I Am Not A Number!

In college, we studied the film 2001, as a monumental statement of man’s lack of vitality in the future, and some would say the present too, that of course would lead to machines not only working to make our lives easier, but in effect ending our lives too as they saw fit. In today’s Internet connected world, the planet seems smaller, and there is a lot of communication going out, (like this weblog), but there’s also static. The system eventually gets inundated with all the messages going back and forth, to the point that we become nothing more than peers: clients, customers, users, nodes, ip addresses, etc. We lose our identity and become a number. When that realization smacks up against you on your computer monitor, all of a sudden our instincts take over and we want out of The Matrix. Eventually our senses calm us down and we settle back into our cooperative and normal operating procedure, we just live with it.

This brings me to my own personal email inbox and the occasional annoying spam email. It annoys me because someone sent me an email about something, when I never asked them to at all. The fact is pretty clear that it is also worse than this, they don’t really know me at all, to them I am just a number, an email address, and even if I contacted them, I would be identified as email address so and so, still no recognition of who I really am. Somewhere out there a script or program ran and it grouped me from a list of addresses and emailed me. There really is nothing personal about the whole thing. Imagine if a complete stranger walked by you and threw a piece of paper in your face. You’d most likely smack him back, but in the digital world you can’t.
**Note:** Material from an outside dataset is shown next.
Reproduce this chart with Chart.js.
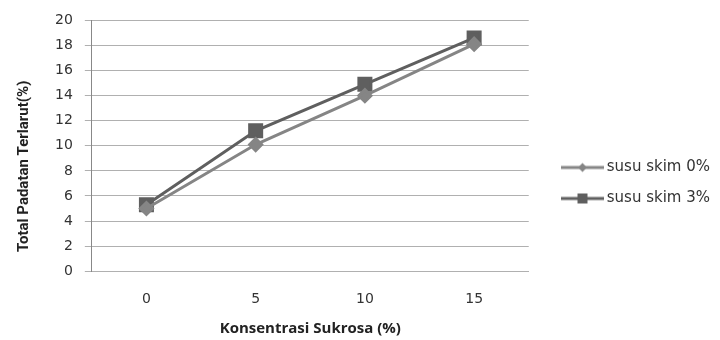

You start to think, well if a machine did this to me, I can just correct it in a matter of seconds, right? I just go to the website and input my email address and tell the machine to no longer email me right? And I do just that, and the message that my monitor comes up with is, “Please allow up to 2 weeks for this change to take effect…“! You are kidding me right? The computer took probably less than a minute to add my name to an email and send it to me, and I am really to believe it takes the same computer 2 weeks to remove my name from it’s database! I hardly doubt there is a person who is going through all these email names and removing them one by one. The truth is that the machine does not know what I am or what responses I can have. It does not care if I get angry or am happy. It just executes the commands it has been told.

I am a number. Yet I am not a number.